Employment in Idaho peaked during the first nine months of 2007, with the jobless rate a mere 2.7 percent.

Church said he expects Idaho unemployment to remain high but it is hard to say for how long.

He said Idaho's employment diversity helps insulate workers to some degree, but the state has become less diverse over the last few years, and that could make it more vulnerable to national economic downturns.

Although Idaho's labor force has grown substantially in the past two decades, more Idaho workers were off the job in August - 34,600 - than during any other month since August 1987, when the state was finally pulling out of the recession of the mid-1980s.

"The last time, we came out of it a little slower than the rest of the nation," Church said.
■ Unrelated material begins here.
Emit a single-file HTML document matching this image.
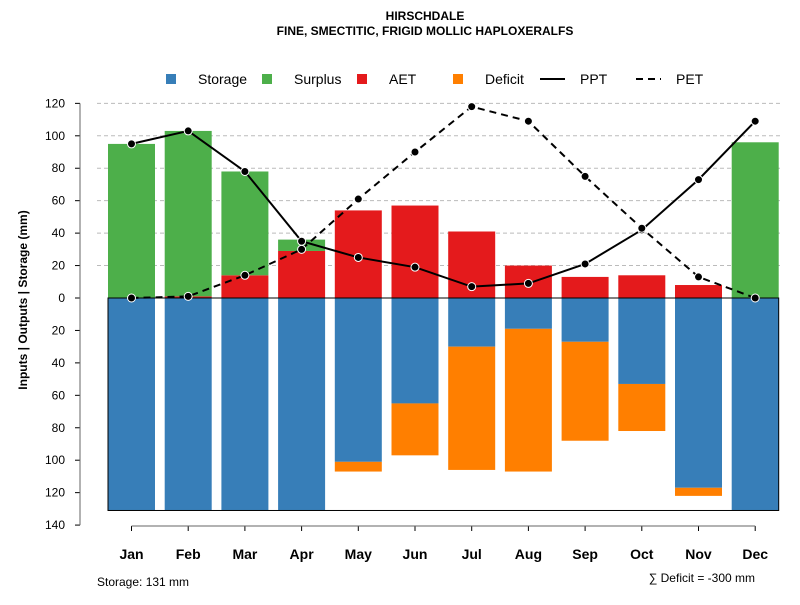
<!DOCTYPE html>
<html><head><meta charset="utf-8"><style>body{margin:0;background:#fff}svg{font-family:"Liberation Sans",sans-serif}</style></head>
<body>
<svg id="c" width="800" height="600" xmlns="http://www.w3.org/2000/svg">
<text x="425" y="20" text-anchor="middle" font-size="12" font-weight="bold">HIRSCHDALE</text>
<text x="425" y="35" text-anchor="middle" font-size="12" font-weight="bold">FINE, SMECTITIC, FRIGID MOLLIC HAPLOXERALFS</text>
<g id="legend">
<rect x="166" y="74" width="10" height="10" fill="#377eb8"/><text x="198" y="84" font-size="14">Storage</text>
<rect x="262" y="74" width="10" height="10" fill="#4daf4a"/><text x="294" y="84" font-size="14">Surplus</text>
<rect x="357" y="74" width="10" height="10" fill="#e41a1c"/><text x="389" y="84" font-size="14">AET</text>
<rect x="453" y="74" width="10" height="10" fill="#ff7f00"/><text x="485" y="84" font-size="14">Deficit</text>
<line x1="540" y1="79" x2="565" y2="79" stroke="#000" stroke-width="2"/><text x="580" y="84" font-size="14">PPT</text>
<line x1="636" y1="79" x2="661" y2="79" stroke="#000" stroke-width="2" stroke-dasharray="7,5"/><text x="676" y="84" font-size="14">PET</text>
</g>
<text transform="translate(27,300) rotate(-90)" text-anchor="middle" font-size="12" font-weight="bold">Inputs | Outputs | Storage    (mm)</text>
<text x="97" y="586" font-size="12">Storage: 131 mm</text>
<text x="755" y="582" text-anchor="end" font-size="12">∑ Deficit = -300 mm</text>
<g id="grid"></g><g id="bars"></g><g id="lines"></g><g id="axes"></g>
</svg>
<script>
const months=["Jan","Feb","Mar","Apr","May","Jun","Jul","Aug","Sep","Oct","Nov","Dec"];
const storage=[131,131,131,131,101,65,30,19,27,53,117,131];
const deficit=[0,0,0,0,6,32,76,88,61,29,5,0];
const aet=[0,1,14,29,54,57,41,20,13,14,8,0];
const surplus=[95,102,64,7,0,0,0,0,0,0,0,96];
const ppt=[95,103,78,35,25,19,7,9,21,42,73,109];
const pet=[0,1,14,30,61,90,118,109,75,43,13,0];
const yTicks=[120,100,80,60,40,20,0,20,40,60,80,100,120,140];
const NS="http://www.w3.org/2000/svg";
const y=v=>298-v*1.622;
const x=i=>131.5+i*56.7;
const bw=47;
function mk(t,a,p){const e=document.createElementNS(NS,t);for(const k in a)e.setAttribute(k,a[k]);document.getElementById(p).appendChild(e);return e;}
yTicks.forEach((t,i)=>{const v=i<6?t:(i==6?0:-t);const yy=y(v);
 if(i<6){const g=mk("line",{x1:97,x2:780,y1:yy,y2:yy,stroke:"#bbb","stroke-dasharray":"4,3"},"grid");
 
 }
 const tk=mk("line",{x1:75,x2:80,y1:yy,y2:yy,stroke:"#000"},"axes");
 
 
 const tx=mk("text",{x:65,y:yy+4,"text-anchor":"end","font-size":12},"axes");tx.textContent=t;
 
 });
const ax=mk("line",{x1:80,x2:80,y1:y(120),y2:y(-140),stroke:"#666"},"axes");


months.forEach((m,i)=>{const cx=x(i),l=cx-bw/2;
 const st=mk("rect",{x:l,y:y(0),width:bw,height:y(-storage[i])-y(0),fill:"#377eb8"},"bars");
 
 
 if(deficit[i]>0){const d=mk("rect",{x:l,y:y(-storage[i]),width:bw,height:y(-storage[i]-deficit[i])-y(-storage[i]),fill:"#ff7f00"},"bars");
 
 }
 if(aet[i]>0){const a=mk("rect",{x:l,y:y(aet[i]),width:bw,height:y(0)-y(aet[i]),fill:"#e41a1c"},"bars");
 
 }
 if(surplus[i]>0){const s=mk("rect",{x:l,y:y(aet[i]+surplus[i]),width:bw,height:y(aet[i])-y(aet[i]+surplus[i]),fill:"#4daf4a"},"bars");
 
 }
 const tk=mk("line",{x1:cx,x2:cx,y1:526,y2:531,stroke:"#000"},"axes");
 
 
 const tx=mk("text",{x:cx,y:559,"text-anchor":"middle","font-size":14,"font-weight":"bold"},"axes");tx.textContent=m;
 
 });
const xa=mk("line",{x1:x(0),x2:x(11),y1:526,y2:526,stroke:"#666"},"axes");


const box=mk("rect",{x:x(0)-bw/2,y:y(0),width:x(11)-x(0)+bw,height:y(-131)-y(0),fill:"none",stroke:"#000","stroke-width":1},"bars");


[[ppt,"",'ppt'],[pet,"7,5",'pet']].forEach(([arr,da,n])=>{
 const p=mk("polyline",{points:arr.map((v,i)=>x(i)+","+y(v)).join(" "),fill:"none",stroke:"#000","stroke-width":2,"stroke-dasharray":da},"lines");
 
 
 arr.forEach((v,i)=>{const c=mk("circle",{cx:x(i),cy:y(v),r:4,fill:"#000",stroke:"#fff","stroke-width":1},"lines");
 
 });});
</script>
</body></html>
Fick said that overall, 16,400 fewer people were working in Idaho in August than in August 2007, and two of every three of that number were in the Boise-Nampa metropolitan area.

He said 29 of the 44 counties saw employment drop from the year-earlier level as total employment fell to 720,200.
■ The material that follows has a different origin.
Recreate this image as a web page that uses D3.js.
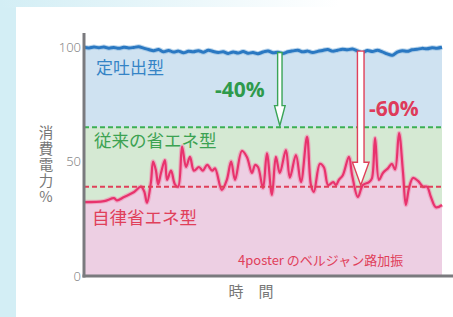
<!DOCTYPE html>
<html>
<head>
<meta charset="utf-8">
<script src="https://cdn.jsdelivr.net/npm/d3@7"></script>
<style>
  body { margin: 0; }
  svg { display: block; }
</style>
</head>
<body>
<svg id="chart" width="453" height="317"></svg>
<script>
// power consumption (%) over time
var blueVals = [99.9, 99.6, 100, 99.7, 100, 99.5, 99.8, 99.4, 99.9, 99.6, 99.8, 100.1, 99.5, 98.9,
                98.4, 98.9, 97.9, 98.5, 97.8, 98.2, 97.5, 98.1, 97.9, 98.4, 97.7, 98.6, 98.0, 97.6,
                97.9, 97.2, 97.8, 97.4, 98.0, 97.3, 97.6, 97.1, 97.8, 98.3, 97.5, 97.7, 97.2, 97.9,
                98.3, 98.6, 97.9, 98.2, 97.6, 98.1, 98.5, 98.9, 98.2, 98.6, 99.0, 98.8, 99.1, 98.3,
                97.6, 98.5, 98.0, 98.6, 97.9, 97.0, 96.4, 97.8, 98.4, 98.1, 98.8, 99.0, 99.4, 99.2,
                99.7, 99.5, 99.9];

var pinkTime = [0, 5.6, 8.4, 9.2, 11.2, 14, 15.9, 16.8, 17.6, 18.7, 19.3, 20.1, 20.7, 21.5, 22.6,
                23.2, 24.3, 25.4, 26.3, 27.4, 28.5, 29.6, 30.7, 32.1, 33.2, 34.4, 35.8, 36.6, 38.5,
                39.9, 41.1, 42.2, 44.1, 45.5, 46.9, 47.8, 48.6, 50, 51.1, 52.5, 53.6, 54.7, 56.4,
                57.5, 59.2, 60.6, 62.3, 63.4, 64.2, 65.9, 67, 68.2, 69.6, 70.4, 71.2, 72.3, 74,
                74.9, 76.5, 77.9, 79.6, 80.4, 81.3, 82.4, 83.5, 84.9, 86, 86.9, 88, 89.1, 89.9,
                90.8, 91.9, 93.3, 94.7, 95.8, 96.9, 98.3, 100];
var pinkVals = [32.3, 32.7, 34, 33, 34.5, 36.7, 39, 37, 32, 41, 50, 46, 40, 45, 50.6,
                42, 46, 40, 39, 56.5, 47.6, 52, 46, 47.6, 46, 48.5, 46, 47, 37.6,
                42, 50, 42, 54.6, 52, 45, 48.5, 47.6, 38.4, 53.6, 35.4, 52, 45, 55,
                43, 52.8, 41, 60.8, 39.7, 36.7, 49, 47.5, 39.7, 41, 39.7, 42, 44, 52,
                44, 34.5, 39.7, 41, 42.5, 60.3, 42, 45, 47, 49, 46.5, 62.4, 45.4, 31,
                38.5, 42.8, 41.5, 39, 39, 34.5, 30, 31];

var levels     = [65, 39];            // conventional / autonomous energy-saving levels
var arrowTimes = [54.7, 77.3];
var arrowTop   = [97.6, 98.2];
var yTicks     = [0, 50, 100];

var svg = d3.select("#chart");
var defs = svg.append("defs");

var grad = defs.append("linearGradient").attr("id", "topfade");
grad.append("stop").attr("offset", "0%").attr("stop-color", "#d3eef5");
grad.append("stop").attr("offset", "75%").attr("stop-color", "#ffffff");

var blur = defs.append("filter").attr("id", "soft");
blur.append("feGaussianBlur").attr("stdDeviation", 0.4);

// page background
svg.append("rect").attr("width", 453).attr("height", 317).attr("fill", "#d3eef5");
svg.append("rect").attr("width", 453).attr("height", 8).attr("fill", "url(#topfade)");
svg.append("rect").attr("x", 16).attr("y", 7).attr("width", 437).attr("height", 310).attr("fill", "#fff");

var x = d3.scaleLinear().domain([0, 100]).range([84, 442]);
var y = d3.scaleLinear().domain([0, 100]).range([276, 47]);
var xi = d3.scaleLinear().domain([0, blueVals.length - 1]).range([0, 100]);

var blue = blueVals.map(function(v, i) { return [xi(i), v]; });
var pink = pinkTime.map(function(t, i) { return [t, pinkVals[i]]; });

var curve = d3.curveCatmullRom.alpha(0.5);
var area = d3.area().curve(curve).x(function(d) { return x(d[0]); }).y0(y(0)).y1(function(d) { return y(d[1]); });
var line = d3.line().curve(curve).x(function(d) { return x(d[0]); }).y(function(d) { return y(d[1]); });

// filled bands
svg.append("path").datum(blue).attr("d", area).attr("fill", "#cfe2f1");
svg.append("rect")
   .attr("x", x(0)).attr("y", y(levels[0]))
   .attr("width", x(100) - x(0)).attr("height", y(0) - y(levels[0]))
   .attr("fill", "#d5e9d3");
svg.append("path").datum(pink).attr("d", area).attr("fill", "#edcfe3");

// lines
svg.append("path").datum(blue).attr("d", line)
   .attr("fill", "none").attr("stroke", "#8fbbe0").attr("stroke-width", 5).attr("opacity", 0.6);
svg.append("path").datum(blue).attr("d", line)
   .attr("fill", "none").attr("stroke", "#2a78c2").attr("stroke-width", 3).attr("filter", "url(#soft)");
svg.append("path").datum(pink).attr("d", line)
   .attr("fill", "none").attr("stroke", "#f08cb0").attr("stroke-width", 4.5).attr("opacity", 0.6);
svg.append("path").datum(pink).attr("d", line)
   .attr("fill", "none").attr("stroke", "#e8336d").attr("stroke-width", 2.2).attr("stroke-linejoin", "round");

// dashed levels
svg.selectAll(".level").data(levels).enter().append("line")
   .attr("x1", x(0)).attr("x2", x(100))
   .attr("y1", function(d) { return y(d); }).attr("y2", function(d) { return y(d); })
   .attr("stroke", function(d, i) { return i == 0 ? "#3cb054" : "#e0405a"; })
   .attr("stroke-width", 2).attr("stroke-dasharray", "5,3");

// arrows
var arrowCol = ["#3aa457", "#e0405a"];
var shaftW = [2.2, 3.3], headW = [5.3, 8.3], headH = [20, 23];
arrowTimes.forEach(function(t, i) {
    var cx = x(t), y0 = y(arrowTop[i]), y1 = y(levels[i]) - 1.5, hy = y1 - headH[i];
    var p = [[cx - shaftW[i], y0], [cx + shaftW[i], y0], [cx + shaftW[i], hy], [cx + headW[i], hy],
             [cx, y1], [cx - headW[i], hy], [cx - shaftW[i], hy]];
    svg.append("polygon")
       .attr("points", p.map(function(q) { return q.join(","); }).join(" "))
       .attr("fill", "#fff").attr("stroke", arrowCol[i]).attr("stroke-width", 1.4);
});

// axes
svg.append("line").attr("x1", x(0)).attr("x2", x(0)).attr("y1", 33).attr("y2", 277.5)
   .attr("stroke", "#7a7a7e").attr("stroke-width", 3);
svg.append("line").attr("x1", x(0) - 1.5).attr("x2", 453).attr("y1", y(0)).attr("y2", y(0))
   .attr("stroke", "#7a7a7e").attr("stroke-width", 3);

svg.selectAll(".tick").data(yTicks).enter().append("text")
   .attr("x", 81).attr("y", function(d) { return y(d) + 4.5; })
   .attr("text-anchor", "end")
   .attr("font-family", "Noto Sans, sans-serif").attr("font-size", 13).attr("font-weight", 300)
   .attr("fill", "#888").text(function(d) { return d; });

var jp = "Noto Sans CJK JP, sans-serif";

// axis titles
svg.append("text").attr("x", 251).attr("y", 297).attr("text-anchor", "middle")
   .attr("font-family", jp).attr("font-size", 15).attr("fill", "#777").text("時　間");
svg.append("text").attr("x", 46).attr("y", 125)
   .style("writing-mode", "vertical-rl").style("text-orientation", "upright")
   .attr("letter-spacing", 1.5)
   .attr("font-family", jp).attr("font-size", 14.5).attr("fill", "#777").text("消費電力%");

// series labels
svg.append("text").attr("x", 96).attr("y", 74).attr("font-family", jp).attr("font-size", 17)
   .attr("fill", "#3584c6").text("定吐出型");
svg.append("text").attr("x", 94).attr("y", 147).attr("font-family", jp).attr("font-size", 17.5)
   .attr("fill", "#3ca252").text("従来の省エネ型");
svg.append("text").attr("x", 92).attr("y", 224).attr("font-family", jp).attr("font-size", 17.5)
   .attr("fill", "#e0405a").text("自律省エネ型");
svg.append("text").attr("x", 238).attr("y", 265).attr("font-family", jp).attr("font-size", 13)
   .attr("fill", "#e0405a").text("4poster のベルジャン路加振");

svg.append("text").attr("x", 215).attr("y", 97).attr("font-family", "Open Sans, sans-serif")
   .attr("font-size", 21).attr("font-weight", 700).attr("fill", "#2e9a4c").text("-40%");
svg.append("text").attr("x", 369).attr("y", 116).attr("font-family", "Open Sans, sans-serif")
   .attr("font-size", 21).attr("font-weight", 700).attr("fill", "#de3b5a").text("-60%");
</script>
</body>
</html>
Fick said manufacturing and construction job losses were the biggest contributors, with more than 4,500 each since August 2007. The service sector gained just 1,500, a fraction of its typical performance.

"The construction thing is the biggest contributor to this," Fick said. "Those guys made pretty good wages. And to lose more than 4,000 jobs is a big impact."

David Kennard: 377-6436 The Associated Press contributed.

WHAT HAPPENED TO IDAHO'S JOBS?
Idaho's jobless rate increase to 4.6 percent - a four-year high - was the second time this year Idaho's unemployment rate jumped a half point, as employment continued a steady decline that begun in February.

The last half-point jump was in May, when the rate rose from 3.1 percent to 3.6 percent.

Here's why the number is so high:

- Idaho's economy failed to generate the seasonal increase in nonfarm jobs normally expected in August ahead of students returning to school.

- Decline in manufacturing came as food processors staged seasonal shutdowns in advance of the new harvest.

- Retail trade, which typically adds jobs in August, shed more than 500 jobs statewide.

- Construction added a little more than 100 jobs in August, a third of what typically occurs.